New
Zealand Executive Summary
New
Zealand is a remote island country in the south-western
Pacific, situated about 2,000 km south-east of
Australia across the Tasman Sea. The country mainly
comprises two islands – the North and South
islands. Its population is around 4.25m.
New
Zealand is a parliamentary democracy and a British
Commonwealth realm. The chief of state is the
British Monarch. John Key has been the Prime Minister
since the November 2008 general election.
Previously, New Zealand based its economy on the
export of meat and dairy products to the United
Kingdom. However, since Britain's membership of
the European Union, New Zealand has diversified.
Agriculture now represents only 4.5% of gross
domestic product (GDP), with the economy being
dominated by services at almost 70% of GDP, and
manufacturing at some 26%. Tourism has also become
an important part of the country’s economy.
GDP reached USD116.5bn (2009 estimate). GDP growth
reached 3.2% in 2007, but was flat in 2008 and
was estimated to have contracted by 1.3% in 2009.
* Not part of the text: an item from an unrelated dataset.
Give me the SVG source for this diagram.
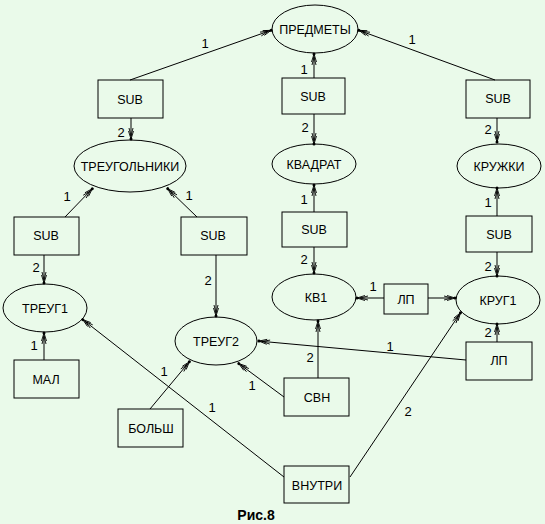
<svg xmlns="http://www.w3.org/2000/svg" width="545" height="524" viewBox="0 0 545 524">
<defs>
<marker id="ar" markerUnits="userSpaceOnUse" markerWidth="16" markerHeight="10" viewBox="-14 -5 16 10" refX="0" refY="0" orient="auto" overflow="visible">
<path d="M-9,-2.5 L-1,0 L-9,2.5 M-12,-2 L-4,0 L-12,2" fill="none" stroke="#000" stroke-width="0.9"/>
<circle cx="-1" cy="0" r="1.5" fill="#000"/>
</marker>
<style>
.n ellipse,.n rect{fill:none;stroke:#000;stroke-width:1}
.n text{font-family:"Liberation Sans",Arial,sans-serif;font-size:12.5px;text-anchor:middle;fill:#000}
#edges line{stroke:#000;stroke-width:1;marker-end:url(#ar)}
#edges text{font-family:"Liberation Sans",Arial,sans-serif;font-size:13px;text-anchor:middle;fill:#000}
</style>
</defs>
<rect x="0" y="0" width="545" height="524" fill="#eafaea"/>
<g id="edges">
<line x1="130" y1="80" x2="272" y2="30"/><text x="205" y="48">1</text>
<line x1="131" y1="118" x2="131" y2="140"/><text x="121" y="137">2</text>
<line x1="314" y1="78" x2="314" y2="53"/><text x="304" y="74">1</text>
<line x1="314" y1="114" x2="314" y2="145"/><text x="305" y="132">2</text>
<line x1="495" y1="80" x2="358" y2="30"/><text x="412" y="44">1</text>
<line x1="497" y1="118" x2="497" y2="143"/><text x="488" y="134">2</text>
<line x1="65" y1="217" x2="93" y2="188"/><text x="67" y="201">1</text>
<line x1="197" y1="217" x2="167" y2="188"/><text x="189" y="200">1</text>
<line x1="44" y1="255" x2="44" y2="284"/><text x="36" y="272">2</text>
<line x1="216" y1="255" x2="216" y2="317"/><text x="208" y="285">2</text>
<line x1="314" y1="212" x2="314" y2="184"/><text x="304" y="204">1</text>
<line x1="314" y1="247" x2="314" y2="274"/><text x="304" y="264">2</text>
<line x1="497" y1="216" x2="497" y2="187"/><text x="488" y="207">1</text>
<line x1="497" y1="252" x2="497" y2="277"/><text x="488" y="271">2</text>
<line x1="384" y1="298" x2="356" y2="298"/><text x="373" y="291">1</text>
<line x1="428" y1="298" x2="456" y2="298"/>
<line x1="497" y1="342" x2="497" y2="323"/><text x="488" y="337">2</text>
<line x1="466" y1="360" x2="258" y2="341"/><text x="390" y="351">1</text>
<line x1="44" y1="360" x2="44" y2="332"/><text x="34" y="350">1</text>
<line x1="150" y1="409" x2="190" y2="361"/><text x="164" y="376">1</text>
<line x1="284" y1="397" x2="238" y2="363"/><text x="252" y="390">1</text>
<line x1="318" y1="378" x2="318" y2="320"/><text x="310" y="362">2</text>
<line x1="284" y1="477" x2="82" y2="319"/><text x="212" y="412">1</text>
<line x1="350" y1="477" x2="461" y2="312"/><text x="408" y="416">2</text>
</g>
<g id="predmety" class="n"><ellipse cx="315" cy="29" rx="43" ry="24"/><text x="315" y="34">ПРЕДМЕТЫ</text></g>
<g id="sub1" class="n"><rect x="98" y="80" width="65" height="38"/><text x="130" y="104">SUB</text></g>
<g id="sub2" class="n"><rect x="282" y="78" width="63" height="36"/><text x="313" y="101">SUB</text></g>
<g id="sub3" class="n"><rect x="466" y="80" width="64" height="38"/><text x="498" y="103">SUB</text></g>
<g id="treugolniki" class="n"><ellipse cx="130" cy="166" rx="56" ry="26"/><text x="130" y="171">ТРЕУГОЛЬНИКИ</text></g>
<g id="kvadrat" class="n"><ellipse cx="314" cy="164" rx="42" ry="20"/><text x="314" y="169">КВАДРАТ</text></g>
<g id="kruzhki" class="n"><ellipse cx="499" cy="166" rx="42" ry="22"/><text x="499" y="171">КРУЖКИ</text></g>
<g id="sub4" class="n"><rect x="14" y="217" width="65" height="38"/><text x="46" y="240">SUB</text></g>
<g id="sub5" class="n"><rect x="181" y="217" width="66" height="38"/><text x="213" y="240">SUB</text></g>
<g id="sub6" class="n"><rect x="282" y="212" width="65" height="35"/><text x="314" y="234">SUB</text></g>
<g id="sub7" class="n"><rect x="466" y="216" width="66" height="36"/><text x="499" y="239">SUB</text></g>
<g id="treug1" class="n"><ellipse cx="45" cy="308" rx="42" ry="24"/><text x="45" y="313">ТРЕУГ1</text></g>
<g id="treug2" class="n"><ellipse cx="216" cy="341" rx="41" ry="24"/><text x="216" y="346">ТРЕУГ2</text></g>
<g id="kv1" class="n"><ellipse cx="314" cy="297" rx="42" ry="23"/><text x="316" y="302">КВ1</text></g>
<g id="lp1" class="n"><rect x="384" y="284" width="44" height="30"/><text x="406" y="304">ЛП</text></g>
<g id="krug1" class="n"><ellipse cx="498" cy="300" rx="42" ry="24"/><text x="498" y="305">КРУГ1</text></g>
<g id="lp2" class="n"><rect x="466" y="342" width="66" height="38"/><text x="499" y="365">ЛП</text></g>
<g id="mal" class="n"><rect x="14" y="360" width="65" height="38"/><text x="46" y="384">МАЛ</text></g>
<g id="bolsh" class="n"><rect x="118" y="409" width="65" height="38"/><text x="151" y="433">БОЛЬШ</text></g>
<g id="svn" class="n"><rect x="284" y="378" width="65" height="38"/><text x="317" y="402">СВН</text></g>
<g id="vnutri" class="n"><rect x="284" y="466" width="65" height="37"/><text x="317" y="490">ВНУТРИ</text></g>
<text x="256" y="520" font-family="Liberation Sans,Arial,sans-serif" font-size="14" font-weight="bold" text-anchor="middle">Рис.8</text>
</svg>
The economy pulled out of recession late in 2009,
but growth has been slow.
Its currency is the New Zealand dollar (NZD),
known informally as the “kiwi dollar”.
The rate of company tax in New Zealand for 2009-10
is 30%, while the top personal income tax rate
is 38%. There are no capital gains, inheritance
or property taxes.
In
2010, the government changed the controlled foreign
company (CFC) rules, introducing an exemption
for active income earned by those foreign companies
that are controlled by New Zealand investors,
and is also considering similarly modifying the
foreign investment fund rules. However, investment
income is still taxable, limiting the use of New
Zealand as a regional headquarters (without the
use of double taxation treaties).
After
the boom years from 2001, property prices fell
by almost 5% in 2008. However, with low interest
rates and a large government stimulus to counteract
the global recession, prices began to recover
in 2009. The government has removed controls over
banking and finance, and is looking at making
the country a hub for investment fund administration
in the region.
While there are no major tax incentives for particular
sectors, non-tax incentives are available for
investments in selected sectors, such as venture
capital and film production, provided directly
by the government in the form of financial support.